Buyers Inspection and Bank Appraisal
First time home buyers can be shaky during inspection. Take the lead and talk with them about any issues to help ease their nerves during the buyer’s inspection.
There are considerations to take into account if your buyer is purchasing the home using varied types of loans. If your buyer is taking out a FHA loan, you can’t seek a second appraisal for a period of at least six months, even if you’re later approached by another buyer. If they intend on taking out a conventional loan and putting down 20 percent or less, they will not receive approval for a loan if your home doesn’t appraise for at least as much as they offered. If the bank appraisal is low, you may be forced to lower your selling price.

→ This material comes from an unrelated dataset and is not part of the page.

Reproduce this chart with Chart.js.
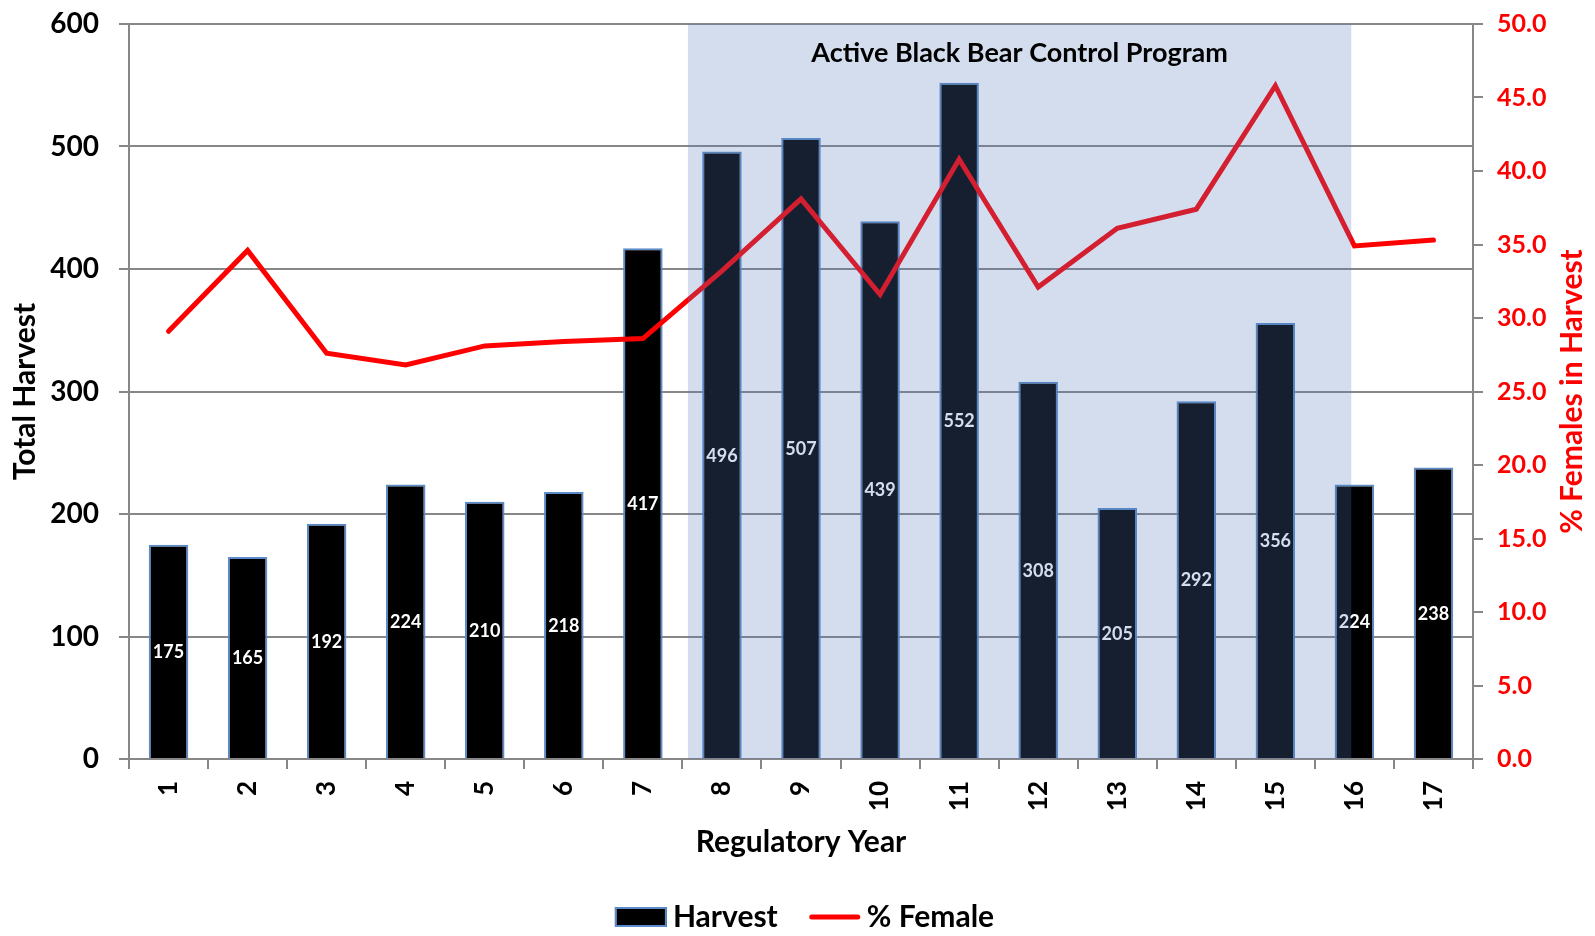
<!DOCTYPE html>
<html>
<head>
<meta charset="utf-8">
<title>Black Bear Harvest by Regulatory Year</title>
<script src="https://cdn.jsdelivr.net/npm/chart.js@4"></script>
<style>
  html, body { margin: 0; padding: 0; background: #fff; }
</style>
</head>
<body>
<canvas id="canvas" width="1595" height="936"></canvas>
<script>
"use strict";

var years = ['1', '2', '3', '4', '5', '6', '7', '8', '9', '10', '11', '12', '13', '14', '15', '16', '17'];
var harvest = [175, 165, 192, 224, 210, 218, 417, 496, 507, 439, 552, 308, 205, 292, 356, 224, 238];
var pctFemale = [29.1, 34.6, 27.6, 26.8, 28.1, 28.4, 28.6, 33.2, 38.1, 31.6, 40.8, 32.1, 36.1, 37.4, 45.8, 34.9, 35.3];

// control program span, in category index units (year 1 = 0)
var programStart = 6.57;
var programEnd = 14.96;
var programLabel = 'Active Black Bear Control Program';

var FONT = 'Lato, "Open Sans", sans-serif';
var GRID = '#878787';
var RED = '#ff0000';
var BAR_EDGE = '#5b8bc9';

Chart.defaults.font.family = FONT;
Chart.defaults.color = '#000';

// fixed axis widths so the plot box does not move with label sizes
function fixWidth(w) {
  return function(scale) {
    scale.width = w;
    scale.paddingTop = 0;
    scale.paddingBottom = 0;
  };
}

var overlay = {
  id: 'overlay',
  afterDatasetsDraw: function(chart) {
    var ctx = chart.ctx;
    var area = chart.chartArea;
    var xs = chart.scales.x;
    var bars = chart.getDatasetMeta(1);

    ctx.save();
    // value labels in the middle of each bar
    ctx.font = 'bold 18px ' + FONT;
    ctx.fillStyle = '#fff';
    ctx.textAlign = 'center';
    ctx.textBaseline = 'middle';
    bars.data.forEach(function(bar, i) {
      ctx.fillText(String(harvest[i]), bar.x, (bar.y + bar.base) / 2 + 1);
    });

    // shaded band over the control program years
    var x0 = xs.getPixelForValue(programStart);
    var x1 = xs.getPixelForValue(programEnd);
    ctx.fillStyle = 'rgba(82,122,188,0.255)';
    ctx.fillRect(x0, area.top, x1 - x0, area.bottom - area.top);

    ctx.fillStyle = '#000';
    ctx.font = 'bold 27px ' + FONT;
    ctx.fillText(programLabel, (x0 + x1) / 2, area.top + 29);
    ctx.restore();
  },
  afterDraw: function(chart) {
    var ctx = chart.ctx;
    var area = chart.chartArea;
    var right = chart.scales.y1;

    ctx.save();
    // right axis title, reading upward
    ctx.translate(right.right - 23, (area.top + area.bottom) / 2);
    ctx.rotate(-Math.PI / 2);
    ctx.font = 'bold 30px ' + FONT;
    ctx.fillStyle = RED;
    ctx.textAlign = 'center';
    ctx.textBaseline = 'middle';
    ctx.fillText('% Females in Harvest', 0, 0);
    ctx.restore();

    // legend
    ctx.save();
    ctx.font = 'bold 30px ' + FONT;
    ctx.textBaseline = 'middle';
    ctx.textAlign = 'left';
    var items = [
      { text: chart.data.datasets[1].label, kind: 'box' },
      { text: chart.data.datasets[0].label, kind: 'line' }
    ];
    var swatch = 52, gap = 6, spacing = 31;
    var total = 0;
    items.forEach(function(it, i) {
      it.w = ctx.measureText(it.text).width;
      total += swatch + gap + it.w + (i ? spacing : 0);
    });
    var x = chart.width / 2 + 7 - total / 2;
    var y = 917;
    items.forEach(function(it) {
      if (it.kind === 'box') {
        ctx.fillStyle = '#000';
        ctx.fillRect(x, y - 10, swatch, 20);
        ctx.strokeStyle = BAR_EDGE;
        ctx.lineWidth = 2;
        ctx.strokeRect(x + 1, y - 9, swatch - 2, 18);
      } else {
        ctx.strokeStyle = RED;
        ctx.lineWidth = 5;
        ctx.lineCap = 'round';
        ctx.beginPath();
        ctx.moveTo(x + 3, y);
        ctx.lineTo(x + swatch - 3, y);
        ctx.stroke();
      }
      ctx.fillStyle = '#000';
      ctx.fillText(it.text, x + swatch + gap, y);
      x += swatch + gap + it.w + spacing;
    });
    ctx.restore();
  }
};

var ctx = document.getElementById('canvas').getContext('2d');
window.harvestChart = new Chart(ctx, {
  type: 'bar',
  data: {
    labels: years,
    datasets: [{
      type: 'line',
      label: '% Female',
      data: pctFemale,
      yAxisID: 'y1',
      borderColor: RED,
      backgroundColor: RED,
      borderWidth: 5,
      borderCapStyle: 'round',
      borderJoinStyle: 'miter',
      pointRadius: 0,
      tension: 0,
      order: 0
    }, {
      label: 'Harvest',
      data: harvest,
      yAxisID: 'y',
      backgroundColor: '#000',
      borderColor: BAR_EDGE,
      borderWidth: 2,
      categoryPercentage: 0.5,
      barPercentage: 1,
      order: 1
    }]
  },
  options: {
    responsive: false,
    animation: false,
    layout: {
      autoPadding: false,
      padding: { top: 24, left: 0, right: 0, bottom: 80 }
    },
    plugins: {
      legend: { display: false },
      tooltip: { enabled: false },
      title: { display: false }
    },
    scales: {
      x: {
        offset: true,
        afterFit: function(scale) { scale.height = 97; },
        grid: {
          offset: true,
          drawOnChartArea: false,
          drawTicks: true,
          tickLength: 10,
          color: GRID,
          lineWidth: 2
        },
        border: { display: true, color: GRID, width: 2 },
        ticks: {
          minRotation: 90,
          maxRotation: 90,
          padding: 12,
          color: '#000',
          font: { size: 26, weight: 'bold' }
        },
        title: {
          display: true,
          text: 'Regulatory Year',
          color: '#000',
          padding: { top: 0, bottom: -4 },
          font: { size: 30, weight: 'bold' }
        }
      },
      y: {
        position: 'left',
        min: 0,
        max: 600,
        afterFit: fixWidth(129),
        grid: { color: GRID, lineWidth: 2, tickLength: 10 },
        border: { display: true, color: GRID, width: 2 },
        ticks: {
          stepSize: 100,
          padding: 20,
          color: '#000',
          font: { size: 28, weight: 'bold' }
        },
        title: {
          display: true,
          text: 'Total Harvest',
          color: '#000',
          padding: { top: 7, bottom: 0 },
          font: { size: 30, weight: 'bold' }
        }
      },
      y1: {
        position: 'right',
        min: 0,
        max: 50,
        afterFit: fixWidth(122),
        grid: { drawOnChartArea: false, color: GRID, lineWidth: 2, tickLength: 10 },
        border: { display: true, color: GRID, width: 2 },
        ticks: {
          stepSize: 5,
          padding: 14,
          color: RED,
          font: { size: 25, weight: 'bold' },
          callback: function(v) { return Number(v).toFixed(1); }
        }
      }
    }
  },
  plugins: [overlay]
});
</script>
</body>
</html>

When you finally depart your home for the last time, make sure it’s in the condition specified in your contract. This might mean having your water meter read one last time, cleaning and wiping down cabinets, running a duster through the blinds, or any other provisions that the buyers might have stipulated.
Finally, make your move and rejoice over your new sale!
Then, if you are looking to buy a new house, do it in a way that allows you to pay off your mortgage in 10 years!
Note: Keep in mind that this article is not meant to represent legal advice. Consider this a jumping off point for making the decision to embark on the arduous journey of selling a home. Make sure you’re ready to sell before taking any additional steps.